INFORMATION PROVIDED:

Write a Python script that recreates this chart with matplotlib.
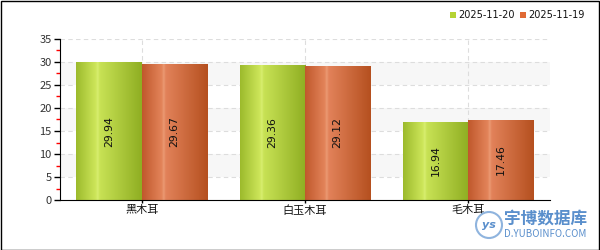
import matplotlib
matplotlib.use("Agg")
import matplotlib.pyplot as plt
import numpy as np
from matplotlib.colors import LinearSegmentedColormap
from matplotlib.patches import Rectangle, Ellipse

plt.rcParams['font.family'] = ['Noto Sans CJK SC', 'DejaVu Sans']

categories = ["黑木耳", "白玉木耳", "毛木耳"]
series_names = ["2025-11-20", "2025-11-19"]
values_1120 = [29.94, 29.36, 16.94]
values_1119 = [29.67, 29.12, 17.46]
y_ticks = [0, 5, 10, 15, 20, 25, 30, 35]

green_cmap = LinearSegmentedColormap.from_list(
    "g", [(0, "#9cba2c"), (0.3, "#cde65a"), (0.33, "#d8ee70"), (0.36, "#c8e255"), (1, "#8fae22")])
orange_cmap = LinearSegmentedColormap.from_list(
    "o", [(0, "#c0582c"), (0.3, "#e3845a"), (0.33, "#eb9a74"), (0.36, "#e2825a"), (1, "#b5501f")])

W, H = 600, 250
fig = plt.figure(figsize=(6, 2.5), dpi=100)
ax = fig.add_axes([60/W, 50/H, 490/W, 161/H])

x = np.arange(len(categories))
w = 0.4

# alternating bands
for lo in [5, 15, 25]:
    ax.axhspan(lo, lo + 5, color="#f7f7f7", zorder=0, lw=0)
for yv in y_ticks[1:]:
    ax.axhline(yv, color="#dddddd", lw=0.8, ls=(0, (4, 3)), zorder=0.5)
for xv in x:
    ax.axvline(xv, color="#dddddd", lw=0.8, ls=(0, (4, 3)), zorder=0.5)

grad = np.linspace(0, 1, 256).reshape(1, -1)
for vals, off, cmap in [(values_1120, -w/2, green_cmap), (values_1119, w/2, orange_cmap)]:
    bars = ax.bar(x + off, vals, width=w, color="none", lw=0, zorder=2)
    for b, v in zip(bars, vals):
        x0, bw, h = b.get_x(), b.get_width(), b.get_height()
        im = ax.imshow(grad, cmap=cmap, aspect="auto", extent=[x0, x0 + bw, 0, h],
                       zorder=2, interpolation="bilinear")
        im.set_clip_path(b)
        ax.text(x0 + bw/2, h/2, f"{v:.2f}", rotation=90, ha="center", va="center",
                fontsize=7.8, color="#111111", zorder=3, family="DejaVu Sans")

ax.set_xlim(-0.5, len(categories) - 0.5)
ax.set_ylim(0, 35)

for s in ["top", "right"]:
    ax.spines[s].set_visible(False)
ax.spines["left"].set_color("#000000")
ax.spines["bottom"].set_color("#000000")
ax.set_yticks(y_ticks)
ax.set_yticklabels([str(t) for t in y_ticks], fontsize=8, color="#333333")
ax.set_yticks(np.arange(2.5, 35, 5), minor=True)
ax.tick_params(axis="y", which="major", length=4, width=1, color="#000000", pad=2)
ax.tick_params(axis="y", which="minor", length=3, width=1, color="#ff0000")
ax.set_xticks(x)
ax.set_xticklabels(categories, fontsize=8, color="#111111")
ax.tick_params(axis="x", length=5, width=1, color="#000000", pad=1, direction="inout")

# legend
ly = 1 - 15/H
for sx, tx, col, name in [(450, 458, "#b5d334", series_names[0]),
                          (520, 528, "#e06a35", series_names[1])]:
    fig.add_artist(Rectangle((sx/W, ly - 3/H), 6/W, 6/H, transform=fig.transFigure,
                             color=col, lw=0))
    fig.text(tx/W, ly, name, fontsize=7, ha="left", va="center",
             family="DejaVu Sans", color="#111111")

# watermark
wm = "#5a8fcc"
fig.text(545.5/W, 1 - 219/H, "宇博数据库", color=wm, fontsize=12, ha="center", va="center",
         weight="bold")
fig.text(545.5/W, 1 - 234/H, "D.YUBOINFO.COM", color=wm, fontsize=7, ha="center", va="center")
fig.add_artist(Ellipse((489/W, 1 - 225/H), 26/W, 26/H, transform=fig.transFigure,
                       fill=False, ec="#8fb4de", lw=1.5))
fig.text(489/W, 1 - 225/H, "ys", color=wm, fontsize=8, ha="center", va="center",
         style="italic", weight="bold", family="DejaVu Sans")

fig.add_artist(Rectangle((0.5/W, 0.5/H), 1 - 1.5/W, 1 - 1.5/H, transform=fig.transFigure,
                         fill=False, ec="black", lw=1.0))

fig.savefig("out.png", dpi=100)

WHAT YOU WILL DO:
Leave out any pictures and return exactly the lines from the beginning of the data through the line with "y_ticks = [0, 5, 10, 15, 20, 25, 30, 35]", inclusive.

FINAL ANSWER:
Write a Python script that recreates this chart with matplotlib.
import matplotlib
matplotlib.use("Agg")
import matplotlib.pyplot as plt
import numpy as np
from matplotlib.colors import LinearSegmentedColormap
from matplotlib.patches import Rectangle, Ellipse

plt.rcParams['font.family'] = ['Noto Sans CJK SC', 'DejaVu Sans']

categories = ["黑木耳", "白玉木耳", "毛木耳"]
series_names = ["2025-11-20", "2025-11-19"]
values_1120 = [29.94, 29.36, 16.94]
values_1119 = [29.67, 29.12, 17.46]
y_ticks = [0, 5, 10, 15, 20, 25, 30, 35]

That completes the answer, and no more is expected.